Crónica de Marcelo Ruiz

Son las 15 de un día de junio, el frío traspasa la espera y cualquier abrigo que pretenda mitigarlo fracasa en el intento. Todo parece insuficiente y hace pesar las intenciones de caminata de los pocos transeúntes citadinos, apenas unos –algunos- valientes se ven por las calles de Capital.

Son pocas las cuadras que separan el lugar del centro neurálgico de la Ciudad de Mendoza. Enfrente hay un negocio de comidas para llevar, donde los clientes se sirven diferentes alimentos en bandejas de plástico, completando el menú, para luego pasar por caja.

 

 

Un pasillo profundo es la entrada a la vivienda, ahí adentro se está gestando una interesante idea. Los minutos pasan, de pronto se abre la puerta y aparece la figura de Alberto Vicente, 67 años, jubilado, fotógrafo y coleccionista de diferentes objetos. Extiende el brazo, su mano invita a pasar, y desde el interior llega hasta este umbral el olor característico de las máquinas. Flota ese aroma, lo reconocería cualquiera que alguna vez haya estado en contacto con los aparatos que desprenden este perfume.

Aquí duermen cientos de cámaras inmortalizadoras de momentos importantes de la Historia. Entre ellas, una extrañeza que puso en manos de Alberto un antiguo jefe de Telefónica de Argentina: un equipo suizo que sacaba fotos de los “contadores telefónicos”, algo así como una caja o paneles que contenían información de unos cien abonados. Otra rara: una de espías que le regaló un colega maipucino. Las dos entre tantos objetos que Vicente acumula.

 

Un puñado de galletas rellenas y un generoso café comparten la mesa, entre unas cuantas cámaras, teleobjetivos y flashes. No hay fecha, pero el objetivo es abrir este espacio, darle vida a una colección de memorias, para educar a las nuevas  generaciones que no tuvieron contacto con este tipo de soportes, que no conocieron la película “rollo fotográfico” y el revelado manual. Además, se pretende que el museo sea parte del recorrido turístico de Ciudad, teniendo en cuenta que no existe otro destino de estas características.

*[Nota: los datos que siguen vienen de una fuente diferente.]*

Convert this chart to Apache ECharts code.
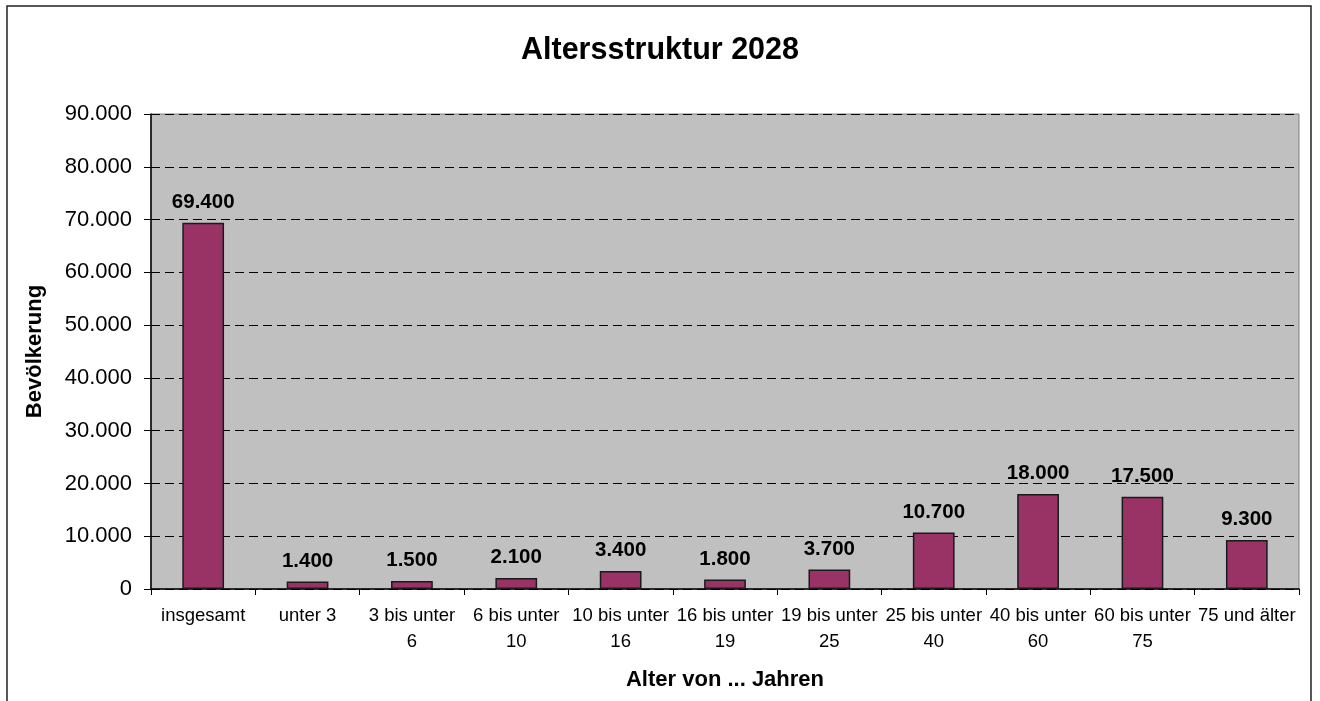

Incentivado por su padre a temprana edad, Alberto Vicente fue coleccionando diferentes objetos: estampillas, etiquetas de cigarrillos, entre otros objetos… Y desde entonces no paró. De chiquito descubrió la fotografía, con una cámara de 35mm que recibió de regalo de sus tías. Adulto ya, en 1979 disparó la primera cámara profesional, de origen ruso, comprada en Chile. Desde entonces, su vitrina sumó máquinas de diversas marcas y formatos, fotómetros, flashes y elementos de laboratorio.

Tal vez esta sea la única colección que Alberto no buscó. Al revés, fueron esas registradoras de memorias las que llegaron hasta él, para guiarlo a ese momento futuro en que verá realidad su intención de divulgar, además de trabajar los fines de semana como fotógrafo social, e incursionar en fotoclubes, compartiendo experiencias con colegas.

De entrada, un número resulta atractivo para cualquier curioso: más de cuatrocientas cámaras analógicas de 35 mm, medio formato, de estudio con fuelle. Más una antigua minutera que en sus mejores años retrató a cientos de mendocinos en Plaza Independencia, forman la colección también llamada sueño cercano que, aunque no tiene fecha de apertura, ya ilumina los ojos de Alberto, los que se estiran en una mirada que busca alguna anécdota que contar, mientras las horas de la tarde pasan y ya es tiempo de volver a las cosas cotidianas.

Un sueño va tomando forma lentamente. Un sueño de alguien que se acerca al deseo de los demás.